— Begin Information given —

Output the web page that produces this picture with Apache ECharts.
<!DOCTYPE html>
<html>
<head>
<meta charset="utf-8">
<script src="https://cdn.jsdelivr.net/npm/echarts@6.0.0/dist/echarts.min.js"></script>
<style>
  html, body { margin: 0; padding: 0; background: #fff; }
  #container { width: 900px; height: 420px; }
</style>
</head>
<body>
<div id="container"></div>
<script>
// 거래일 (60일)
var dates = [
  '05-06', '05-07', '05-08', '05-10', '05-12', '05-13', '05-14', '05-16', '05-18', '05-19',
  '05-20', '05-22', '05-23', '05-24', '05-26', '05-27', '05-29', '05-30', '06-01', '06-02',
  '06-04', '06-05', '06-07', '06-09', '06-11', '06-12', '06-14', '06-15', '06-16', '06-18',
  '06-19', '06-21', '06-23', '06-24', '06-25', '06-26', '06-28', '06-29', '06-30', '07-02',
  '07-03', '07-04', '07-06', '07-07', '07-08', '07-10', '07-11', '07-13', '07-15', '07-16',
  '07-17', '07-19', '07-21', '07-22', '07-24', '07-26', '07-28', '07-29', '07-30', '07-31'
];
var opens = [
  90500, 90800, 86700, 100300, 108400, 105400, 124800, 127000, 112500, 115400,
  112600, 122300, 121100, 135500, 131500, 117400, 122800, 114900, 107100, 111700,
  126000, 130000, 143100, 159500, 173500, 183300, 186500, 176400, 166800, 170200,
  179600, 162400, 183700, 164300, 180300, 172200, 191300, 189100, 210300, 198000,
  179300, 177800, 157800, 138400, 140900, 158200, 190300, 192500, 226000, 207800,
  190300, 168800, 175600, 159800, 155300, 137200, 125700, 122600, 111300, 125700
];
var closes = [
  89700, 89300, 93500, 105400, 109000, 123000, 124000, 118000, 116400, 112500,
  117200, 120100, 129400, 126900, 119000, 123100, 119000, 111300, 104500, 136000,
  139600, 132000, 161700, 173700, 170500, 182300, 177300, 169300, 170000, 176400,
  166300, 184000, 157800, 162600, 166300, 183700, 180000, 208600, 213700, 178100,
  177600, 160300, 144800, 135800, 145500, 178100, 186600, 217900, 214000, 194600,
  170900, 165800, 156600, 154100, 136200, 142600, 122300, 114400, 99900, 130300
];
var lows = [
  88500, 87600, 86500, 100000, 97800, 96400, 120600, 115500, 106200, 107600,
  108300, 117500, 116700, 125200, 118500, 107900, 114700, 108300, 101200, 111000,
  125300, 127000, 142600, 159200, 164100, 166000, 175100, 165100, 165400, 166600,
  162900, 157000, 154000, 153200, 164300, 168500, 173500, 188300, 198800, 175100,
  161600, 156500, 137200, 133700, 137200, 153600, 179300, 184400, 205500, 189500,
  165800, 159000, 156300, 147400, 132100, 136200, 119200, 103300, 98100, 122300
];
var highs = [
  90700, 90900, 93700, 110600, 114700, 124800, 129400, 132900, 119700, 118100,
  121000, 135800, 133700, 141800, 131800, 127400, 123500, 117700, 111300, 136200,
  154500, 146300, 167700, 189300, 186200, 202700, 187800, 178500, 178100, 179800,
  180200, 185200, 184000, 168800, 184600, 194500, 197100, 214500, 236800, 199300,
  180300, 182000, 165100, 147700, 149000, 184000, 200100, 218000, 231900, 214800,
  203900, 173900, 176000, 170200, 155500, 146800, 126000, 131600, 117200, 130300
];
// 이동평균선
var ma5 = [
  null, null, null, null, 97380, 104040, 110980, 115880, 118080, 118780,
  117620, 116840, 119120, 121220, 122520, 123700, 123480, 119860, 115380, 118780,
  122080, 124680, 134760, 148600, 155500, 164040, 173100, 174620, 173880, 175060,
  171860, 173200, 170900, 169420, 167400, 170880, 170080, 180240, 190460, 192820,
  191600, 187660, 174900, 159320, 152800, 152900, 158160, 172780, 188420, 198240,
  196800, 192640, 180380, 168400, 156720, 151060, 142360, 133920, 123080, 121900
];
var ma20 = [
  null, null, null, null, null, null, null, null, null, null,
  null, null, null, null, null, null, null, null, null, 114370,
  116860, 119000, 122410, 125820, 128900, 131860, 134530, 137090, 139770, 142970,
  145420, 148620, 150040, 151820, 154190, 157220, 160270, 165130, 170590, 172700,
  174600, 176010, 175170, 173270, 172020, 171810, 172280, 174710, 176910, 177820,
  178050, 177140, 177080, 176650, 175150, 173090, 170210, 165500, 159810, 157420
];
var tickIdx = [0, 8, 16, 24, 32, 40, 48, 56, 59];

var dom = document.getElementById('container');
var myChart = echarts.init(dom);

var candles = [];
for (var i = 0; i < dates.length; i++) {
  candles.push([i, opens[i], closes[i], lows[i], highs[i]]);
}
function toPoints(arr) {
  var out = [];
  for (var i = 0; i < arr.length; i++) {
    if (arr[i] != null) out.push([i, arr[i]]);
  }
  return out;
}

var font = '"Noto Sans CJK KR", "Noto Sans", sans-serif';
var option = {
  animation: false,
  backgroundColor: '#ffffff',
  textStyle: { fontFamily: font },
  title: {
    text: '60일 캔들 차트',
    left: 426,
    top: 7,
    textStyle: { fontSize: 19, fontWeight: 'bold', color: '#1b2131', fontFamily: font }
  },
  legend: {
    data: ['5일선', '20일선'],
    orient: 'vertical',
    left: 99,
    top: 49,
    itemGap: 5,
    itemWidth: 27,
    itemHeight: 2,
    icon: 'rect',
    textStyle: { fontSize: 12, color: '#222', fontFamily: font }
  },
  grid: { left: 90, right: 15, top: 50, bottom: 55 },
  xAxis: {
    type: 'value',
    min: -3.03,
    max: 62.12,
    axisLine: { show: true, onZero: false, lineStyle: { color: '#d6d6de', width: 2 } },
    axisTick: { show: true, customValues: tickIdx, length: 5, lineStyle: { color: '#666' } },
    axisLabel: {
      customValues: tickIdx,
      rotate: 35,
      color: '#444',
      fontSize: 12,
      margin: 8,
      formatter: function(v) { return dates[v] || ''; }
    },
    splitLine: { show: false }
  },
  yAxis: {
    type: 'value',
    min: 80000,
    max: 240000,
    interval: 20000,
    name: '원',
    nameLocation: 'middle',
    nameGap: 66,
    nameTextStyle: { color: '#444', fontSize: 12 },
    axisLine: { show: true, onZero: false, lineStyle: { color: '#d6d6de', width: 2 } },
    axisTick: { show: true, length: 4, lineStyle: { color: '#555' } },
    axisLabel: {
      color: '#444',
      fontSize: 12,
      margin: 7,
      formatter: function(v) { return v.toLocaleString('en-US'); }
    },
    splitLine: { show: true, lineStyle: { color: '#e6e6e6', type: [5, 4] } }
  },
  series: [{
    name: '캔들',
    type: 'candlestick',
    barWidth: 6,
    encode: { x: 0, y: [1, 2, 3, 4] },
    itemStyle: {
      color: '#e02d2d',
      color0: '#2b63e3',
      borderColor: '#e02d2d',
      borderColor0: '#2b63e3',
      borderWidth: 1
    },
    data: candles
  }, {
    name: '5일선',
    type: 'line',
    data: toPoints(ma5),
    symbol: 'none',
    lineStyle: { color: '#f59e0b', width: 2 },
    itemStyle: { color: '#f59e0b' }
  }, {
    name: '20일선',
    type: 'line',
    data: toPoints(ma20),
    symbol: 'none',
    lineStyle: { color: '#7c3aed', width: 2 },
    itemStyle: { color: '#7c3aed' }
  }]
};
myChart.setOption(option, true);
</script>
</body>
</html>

— End Information given —
— Begin Information given —

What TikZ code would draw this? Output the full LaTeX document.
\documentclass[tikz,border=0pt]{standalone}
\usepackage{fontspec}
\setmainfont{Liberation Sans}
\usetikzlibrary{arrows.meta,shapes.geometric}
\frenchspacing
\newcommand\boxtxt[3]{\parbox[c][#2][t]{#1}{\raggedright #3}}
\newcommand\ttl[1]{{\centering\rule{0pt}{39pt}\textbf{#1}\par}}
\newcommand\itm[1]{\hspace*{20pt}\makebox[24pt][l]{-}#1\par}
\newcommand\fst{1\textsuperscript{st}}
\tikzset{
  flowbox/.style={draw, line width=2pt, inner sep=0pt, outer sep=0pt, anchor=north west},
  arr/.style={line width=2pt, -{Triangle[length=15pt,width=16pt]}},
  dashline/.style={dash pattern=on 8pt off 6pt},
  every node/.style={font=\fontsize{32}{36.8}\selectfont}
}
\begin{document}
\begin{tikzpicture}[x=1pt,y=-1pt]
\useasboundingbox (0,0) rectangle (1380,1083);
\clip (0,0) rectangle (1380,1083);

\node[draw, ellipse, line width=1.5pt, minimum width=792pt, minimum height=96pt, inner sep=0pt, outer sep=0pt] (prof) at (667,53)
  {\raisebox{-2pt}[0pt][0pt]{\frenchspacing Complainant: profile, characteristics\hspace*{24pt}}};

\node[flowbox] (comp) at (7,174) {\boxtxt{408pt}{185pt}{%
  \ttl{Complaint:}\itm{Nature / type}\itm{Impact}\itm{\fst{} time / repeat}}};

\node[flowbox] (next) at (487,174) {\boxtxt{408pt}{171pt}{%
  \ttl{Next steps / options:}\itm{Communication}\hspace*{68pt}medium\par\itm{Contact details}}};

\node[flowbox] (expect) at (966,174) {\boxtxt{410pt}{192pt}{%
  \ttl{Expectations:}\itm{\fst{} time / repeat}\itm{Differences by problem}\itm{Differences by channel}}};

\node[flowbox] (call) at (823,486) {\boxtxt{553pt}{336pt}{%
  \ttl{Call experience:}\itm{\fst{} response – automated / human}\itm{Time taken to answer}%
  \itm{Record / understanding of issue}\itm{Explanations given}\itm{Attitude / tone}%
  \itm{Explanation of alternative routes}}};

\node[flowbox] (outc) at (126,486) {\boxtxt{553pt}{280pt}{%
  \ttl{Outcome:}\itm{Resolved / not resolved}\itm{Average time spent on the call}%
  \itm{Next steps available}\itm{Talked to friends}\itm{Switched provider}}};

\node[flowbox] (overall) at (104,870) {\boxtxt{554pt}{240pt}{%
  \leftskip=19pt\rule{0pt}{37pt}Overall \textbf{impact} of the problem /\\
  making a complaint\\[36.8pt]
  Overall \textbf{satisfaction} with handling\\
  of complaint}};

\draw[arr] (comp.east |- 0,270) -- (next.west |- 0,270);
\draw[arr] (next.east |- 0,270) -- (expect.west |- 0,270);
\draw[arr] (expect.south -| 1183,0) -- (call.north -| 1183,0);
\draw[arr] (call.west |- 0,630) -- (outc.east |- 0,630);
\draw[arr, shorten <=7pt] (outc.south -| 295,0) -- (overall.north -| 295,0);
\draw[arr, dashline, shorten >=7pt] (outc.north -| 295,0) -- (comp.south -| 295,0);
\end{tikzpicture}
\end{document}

— End Information given —

**What needs to be done**.
Provide only the number of lines in the entries that hold the word "this".

**Written solution**.
2